Lamentablemente ocurrió lo temido. Cuando el Estado no tuvo
enfrente al poder de fuego de la fuerza fundada por Manuel Marulanda, empezó a
darle largas a cumplir lo suyo. Ni siquiera liberó a todos los presos de esa
organización. Incluso a Jesús Santrich, plenipotenciario de las negociaciones
de paz, lo detuvieron con riesgo de extradición a Estados Unidos con causas
fabricadas de narcotráfico.
Iván Márquez, el número 2 de FARC, y Hernán Darío Velásquez,
dirigieron una carta al jefe de la Misión de Verificación de la ONU en
Colombia, Jean Arnault, denunciando esas injusticias y peligros.
También alertaron que “desde el 6 de Julio tropas especiales
de contraguerrilla del ejército pertenecientes al Batallón 22 y de Alta Montaña
han desplegado sobre la región del Pato un operativo terrestre que no dudamos
está dirigido a sabotear la marcha de la paz”.

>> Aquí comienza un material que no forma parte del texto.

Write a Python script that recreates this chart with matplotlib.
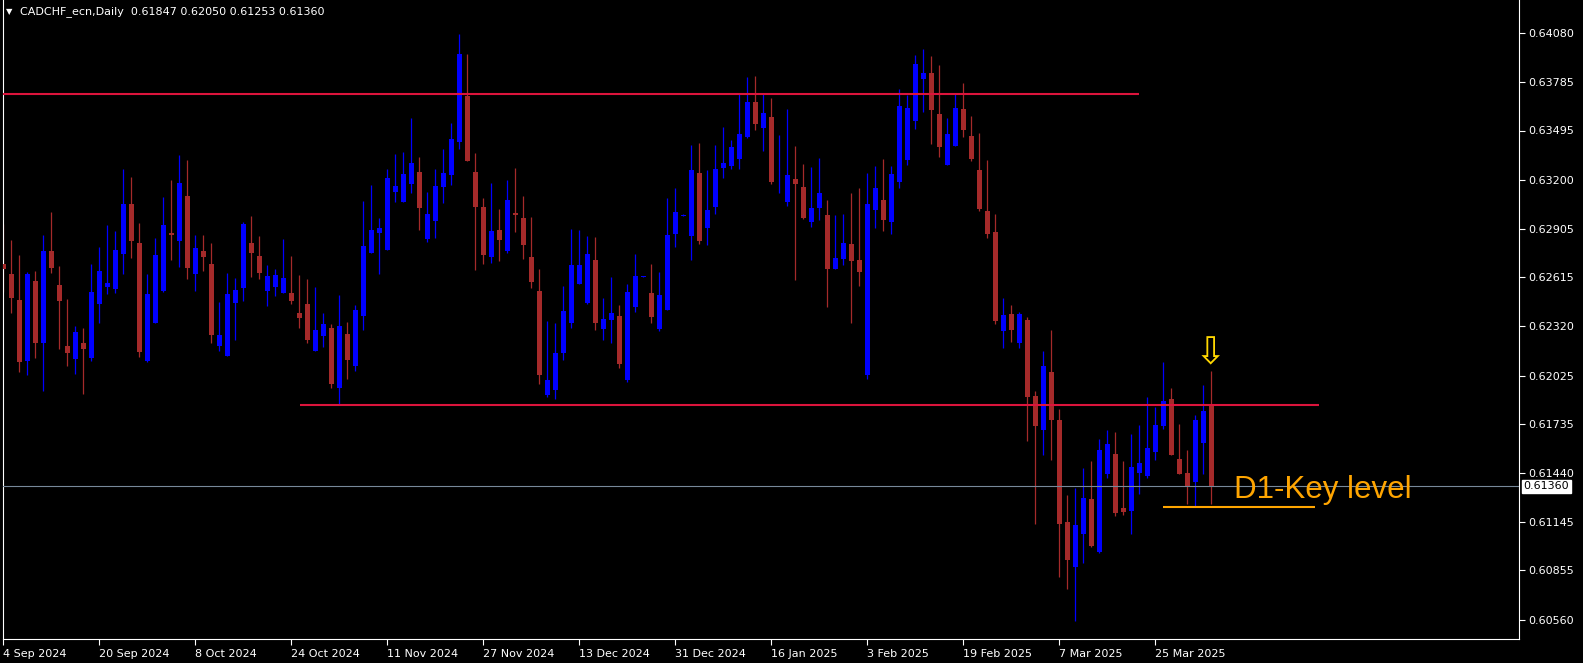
import numpy as np
import matplotlib
matplotlib.use("Agg")
import matplotlib.pyplot as plt

# daily CADCHF candles, 4 Sep 2024 .. 3 Apr 2025 (one per trading day)
opens = [0.62694, 0.62634, 0.62478, 0.62114, 0.62592, 0.62218, 0.62772, 0.62568, 0.62202, 0.62124,
         0.62220, 0.62132, 0.62456, 0.62556, 0.62544, 0.62756, 0.63054, 0.62820, 0.62114, 0.62342,
         0.62534, 0.62880, 0.62834, 0.63102, 0.62636, 0.62772, 0.62694, 0.62204, 0.62144, 0.62462,
         0.62552, 0.62820, 0.62742, 0.62534, 0.62558, 0.62522, 0.62520, 0.62400, 0.62454, 0.62174,
         0.62264, 0.62310, 0.61952, 0.62274, 0.62084, 0.62384, 0.62762, 0.62882, 0.62780, 0.63128,
         0.63068, 0.63176, 0.63246, 0.62846, 0.62954, 0.63158, 0.63230, 0.63428, 0.63702, 0.63246,
         0.63038, 0.62738, 0.62900, 0.62774, 0.63000, 0.62970, 0.62736, 0.62532, 0.61908, 0.61940,
         0.62162, 0.62342, 0.62576, 0.62462, 0.62718, 0.62306, 0.62360, 0.62382, 0.62000, 0.62438,
         0.62619, 0.62520, 0.62306, 0.62420, 0.62876, 0.62985, 0.62864, 0.63240, 0.62912, 0.63038,
         0.63272, 0.63284, 0.63326, 0.63458, 0.63666, 0.63512, 0.63576, 0.63142, 0.63068, 0.63204,
         0.63156, 0.62948, 0.63032, 0.62988, 0.62666, 0.62726, 0.62814, 0.62718, 0.62026, 0.63020,
         0.63078, 0.62948, 0.63188, 0.63320, 0.63554, 0.63806, 0.63840, 0.63594, 0.63290, 0.63404,
         0.63624, 0.63462, 0.63258, 0.63012, 0.62886, 0.62294, 0.62394, 0.62222, 0.62358, 0.61902,
         0.61700, 0.62046, 0.61758, 0.61146, 0.60878, 0.61076, 0.61284, 0.60968, 0.61436, 0.61554,
         0.61230, 0.61214, 0.61442, 0.61424, 0.61568, 0.61724, 0.61884, 0.61524, 0.61440, 0.61388,
         0.61622, 0.61847]
highs = [0.62934, 0.62838, 0.62748, 0.62644, 0.62652, 0.62868, 0.63006, 0.62682, 0.62484, 0.62322,
         0.62310, 0.62694, 0.62796, 0.62928, 0.62892, 0.63264, 0.63216, 0.62940, 0.62636, 0.62852,
         0.63096, 0.63198, 0.63348, 0.63318, 0.62868, 0.62868, 0.62820, 0.62466, 0.62640, 0.62610,
         0.62946, 0.62982, 0.62862, 0.62688, 0.62664, 0.62844, 0.62742, 0.62628, 0.62604, 0.62556,
         0.62400, 0.62334, 0.62508, 0.62346, 0.62448, 0.63072, 0.63168, 0.62970, 0.63264, 0.63354,
         0.63366, 0.63570, 0.63336, 0.63126, 0.63264, 0.63384, 0.63540, 0.64074, 0.63954, 0.63360,
         0.63092, 0.63180, 0.63024, 0.63198, 0.63270, 0.63102, 0.62976, 0.62664, 0.62352, 0.62340,
         0.62562, 0.62904, 0.62898, 0.62862, 0.62856, 0.62490, 0.62616, 0.62448, 0.62574, 0.62754,
         0.62622, 0.62694, 0.62646, 0.63090, 0.63150, 0.62994, 0.63408, 0.63420, 0.63258, 0.63408,
         0.63516, 0.63438, 0.63720, 0.63816, 0.63822, 0.63720, 0.63690, 0.63468, 0.63624, 0.63402,
         0.63294, 0.63276, 0.63330, 0.63078, 0.62988, 0.62994, 0.63120, 0.63150, 0.63240, 0.63282,
         0.63324, 0.63282, 0.63744, 0.63708, 0.63948, 0.63984, 0.63942, 0.63888, 0.63570, 0.63714,
         0.63780, 0.63582, 0.63480, 0.63318, 0.62994, 0.62492, 0.62448, 0.62406, 0.62376, 0.61932,
         0.62172, 0.62298, 0.61824, 0.61308, 0.61350, 0.61470, 0.61512, 0.61644, 0.61698, 0.61686,
         0.61512, 0.61674, 0.61728, 0.61896, 0.61836, 0.62106, 0.61950, 0.61734, 0.61578, 0.61788,
         0.61968, 0.62050]
lows = [0.62528, 0.62402, 0.62048, 0.62028, 0.62132, 0.61934, 0.62642, 0.62184, 0.62084, 0.62036,
        0.61914, 0.62112, 0.62342, 0.62516, 0.62522, 0.62636, 0.62732, 0.62136, 0.62109, 0.62340,
        0.62528, 0.62720, 0.62678, 0.62606, 0.62534, 0.62654, 0.62222, 0.62174, 0.62142, 0.62240,
        0.62474, 0.62618, 0.62606, 0.62444, 0.62504, 0.62520, 0.62456, 0.62312, 0.62222, 0.62172,
        0.62198, 0.61952, 0.61856, 0.62006, 0.62054, 0.62300, 0.62760, 0.62636, 0.62778, 0.63068,
        0.63066, 0.63122, 0.62900, 0.62828, 0.62852, 0.63062, 0.63170, 0.63386, 0.63314, 0.62660,
        0.62696, 0.62702, 0.62714, 0.62760, 0.62886, 0.62726, 0.62552, 0.61976, 0.61896, 0.61884,
        0.62120, 0.62312, 0.62574, 0.62456, 0.62300, 0.62240, 0.62222, 0.62072, 0.61988, 0.62408,
        0.62616, 0.62342, 0.62294, 0.62418, 0.62798, 0.62982, 0.62720, 0.62816, 0.62810, 0.62996,
        0.63212, 0.63266, 0.63266, 0.63452, 0.63500, 0.63374, 0.63176, 0.63122, 0.63044, 0.62600,
        0.62966, 0.62918, 0.62960, 0.62438, 0.62664, 0.62690, 0.62342, 0.62564, 0.62002, 0.62912,
        0.62894, 0.62876, 0.63152, 0.63290, 0.63506, 0.63608, 0.63416, 0.63338, 0.63288, 0.63402,
        0.63458, 0.63314, 0.63014, 0.62852, 0.62336, 0.62192, 0.62228, 0.62192, 0.61634, 0.61136,
        0.61550, 0.61520, 0.60818, 0.60746, 0.60552, 0.60902, 0.60998, 0.60962, 0.61412, 0.61184,
        0.61190, 0.61076, 0.61316, 0.61412, 0.61520, 0.61706, 0.61550, 0.61436, 0.61256, 0.61244,
        0.61436, 0.61253]
closes = [0.62662, 0.62492, 0.62108, 0.62634, 0.62222, 0.62772, 0.62672, 0.62474, 0.62162, 0.62286,
          0.62184, 0.62526, 0.62652, 0.62580, 0.62778, 0.63054, 0.62834, 0.62168, 0.62514, 0.62748,
          0.62928, 0.62870, 0.63180, 0.62672, 0.62790, 0.62738, 0.62270, 0.62268, 0.62514, 0.62538,
          0.62934, 0.62762, 0.62642, 0.62622, 0.62628, 0.62610, 0.62474, 0.62372, 0.62240, 0.62298,
          0.62334, 0.61976, 0.62322, 0.62120, 0.62418, 0.62802, 0.62898, 0.62910, 0.63210, 0.63162,
          0.63234, 0.63300, 0.63032, 0.62994, 0.63162, 0.63240, 0.63444, 0.63954, 0.63314, 0.63038,
          0.62750, 0.62894, 0.62840, 0.63080, 0.62990, 0.62810, 0.62588, 0.62030, 0.61998, 0.62160,
          0.62412, 0.62688, 0.62688, 0.62754, 0.62342, 0.62364, 0.62400, 0.62096, 0.62526, 0.62622,
          0.62622, 0.62378, 0.62508, 0.62868, 0.63006, 0.62990, 0.63258, 0.62834, 0.63018, 0.63264,
          0.63300, 0.63396, 0.63474, 0.63666, 0.63536, 0.63600, 0.63188, 0.63144, 0.63228, 0.63176,
          0.62972, 0.63030, 0.63120, 0.62666, 0.62730, 0.62820, 0.62714, 0.62648, 0.63054, 0.63150,
          0.62960, 0.63234, 0.63642, 0.63630, 0.63894, 0.63840, 0.63620, 0.63398, 0.63474, 0.63630,
          0.63500, 0.63326, 0.63026, 0.62876, 0.62354, 0.62388, 0.62300, 0.62394, 0.61898, 0.61724,
          0.62082, 0.61760, 0.61136, 0.60920, 0.61128, 0.61290, 0.61004, 0.61578, 0.61614, 0.61202,
          0.61208, 0.61476, 0.61500, 0.61590, 0.61728, 0.61872, 0.61550, 0.61436, 0.61358, 0.61758,
          0.61812, 0.61360]

date_pos = [0, 12, 24, 36, 48, 60, 72, 84, 96, 108, 120, 132, 144]
date_labels = ['4 Sep 2024', '20 Sep 2024', '8 Oct 2024', '24 Oct 2024', '11 Nov 2024',
               '27 Nov 2024', '13 Dec 2024', '31 Dec 2024', '16 Jan 2025', '3 Feb 2025',
               '19 Feb 2025', '7 Mar 2025', '25 Mar 2025']
price_ticks = [0.64080, 0.63785, 0.63495, 0.63200, 0.62905, 0.62615, 0.62320,
               0.62025, 0.61735, 0.61440, 0.61145, 0.60855, 0.60560]

# drawn objects on the chart
upper_level = 0.63716
lower_level = 0.61850
key_level = 0.61239
last_price = 0.61360

opens = np.array(opens)
highs = np.array(highs)
lows = np.array(lows)
closes = np.array(closes)
idx = np.arange(len(opens))

bull = '#0000FF'
bear = '#A52A2A'
cols = [bull if c >= o else bear for o, c in zip(opens, closes)]

W, H = 1583, 663
fig = plt.figure(figsize=(W / 100, H / 100), dpi=100, facecolor='black')
ax = fig.add_axes([2.5 / W, 24 / H, (1519 - 2.5) / W, 639 / H])
ax.set_facecolor('black')

# candles
ax.vlines(idx, lows, highs, colors=cols, linewidth=0.9, zorder=2)
body = np.maximum(np.abs(closes - opens), 0.00005)
ax.bar(idx, body, bottom=np.minimum(opens, closes), width=0.625, color=cols, linewidth=0, zorder=3)

# levels
ax.hlines(upper_level, -1, 142, colors='#DC143C', linewidth=1.5, zorder=4)
ax.hlines(lower_level, 37.1, 164.4, colors='#DC143C', linewidth=1.5, zorder=4)
ax.hlines(key_level, 145, 164, colors='#FFA500', linewidth=1.5, zorder=4)
ax.axhline(last_price, color='#778899', linewidth=0.8, zorder=4)

ax.text(150.9, 0.62150, '\u21e9', color='#FFD700', fontsize=27, ha='center', va='center',
        family='DejaVu Sans', zorder=5)
ax.text(153.8, 0.61340, 'D1-Key level', color='#FFA500', fontsize=22.5, ha='left', va='center',
        family='Liberation Sans', zorder=5)

ax.set_xlim(-0.1, 189.46)
ax.set_ylim(0.60444, 0.64278)

ax.yaxis.tick_right()
ax.set_yticks(price_ticks)
ax.set_yticklabels([f'{p:.5f}' for p in price_ticks])
ax.set_xticks(date_pos)
ax.set_xticklabels(date_labels)
for lab in ax.get_xticklabels():
    lab.set_ha('left')
ax.tick_params(axis='y', colors='white', length=4, width=0.8, labelsize=8, pad=3)
ax.tick_params(axis='x', colors='white', length=4, width=0.8, labelsize=8, pad=3)
for s in ax.spines.values():
    s.set_color('white')
    s.set_linewidth(0.8)
ax.spines['top'].set_visible(False)

# current price box on the axis
ax.text(1.003, last_price, '0.61360', transform=ax.get_yaxis_transform(), color='black',
        fontsize=8, ha='left', va='center', zorder=6,
        bbox=dict(boxstyle='square,pad=0.12', facecolor='white', edgecolor='white'))

fig.text(9 / W, 1 - 12 / H, '\u25bc', color='white', fontsize=6, ha='center', va='center')
fig.text(20 / W, 1 - 12 / H, 'CADCHF_ecn,Daily  0.61847 0.62050 0.61253 0.61360',
         color='white', fontsize=8, ha='left', va='center')

fig.savefig('out.png', dpi=100, facecolor='black')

En los lugares donde antes tenía fuerte implante la
guerrilla ahora hay esos operativos militares. Y también, uno no sabe qué es
peor, se radican los paramilitares y grupos armados de narcotraficantes, que
además de tomarlos como plaza de negocios van asesinando a líderes sociales y
exguerrilleros.
Según el coronel José Restrepo, director del cuerpo elite de
la Policía para la protección de líderes sociales, desde 2016 a la fecha,
fueron asesinados 178 líderes sociales. La cifra aumenta en los datos de la
Defensoría del Pueblo: 311 asesinatos. De ellos, según la Organización Nacional
Indígenas de Colombia (ONIC), que informó sobre vulneraciones a los Derechos
Humanos sufridas por los Pueblos Indígenas, durante 2017, fueron asesinados 39
líderes y lideresas indígenas.
Los datos de Restrepo indican que 65 ex guerrilleros y 20 de
sus familiares, fueron asesinados.
Esa es la dolorosa realidad de hoy, con Santos, que
empeorará a partir del 7 de agosto, con Iván Duque, delfín de Uribe. Duque
volvió de EE.UU., de reunirse con Mike Pompeo y el vice Mike Pence. Santos está
en Bruselas, como socio global de la OTAN en una cumbre de dos días, con Donald
Trump exigiendo a los 29 socios destinar el 2 por ciento del PBI para
“Defensa”. Santos fue otro Premio Nobel de la Paz tan falso como Barack Obama.
El que viene es enemigo de los acuerdos de paz y será peor.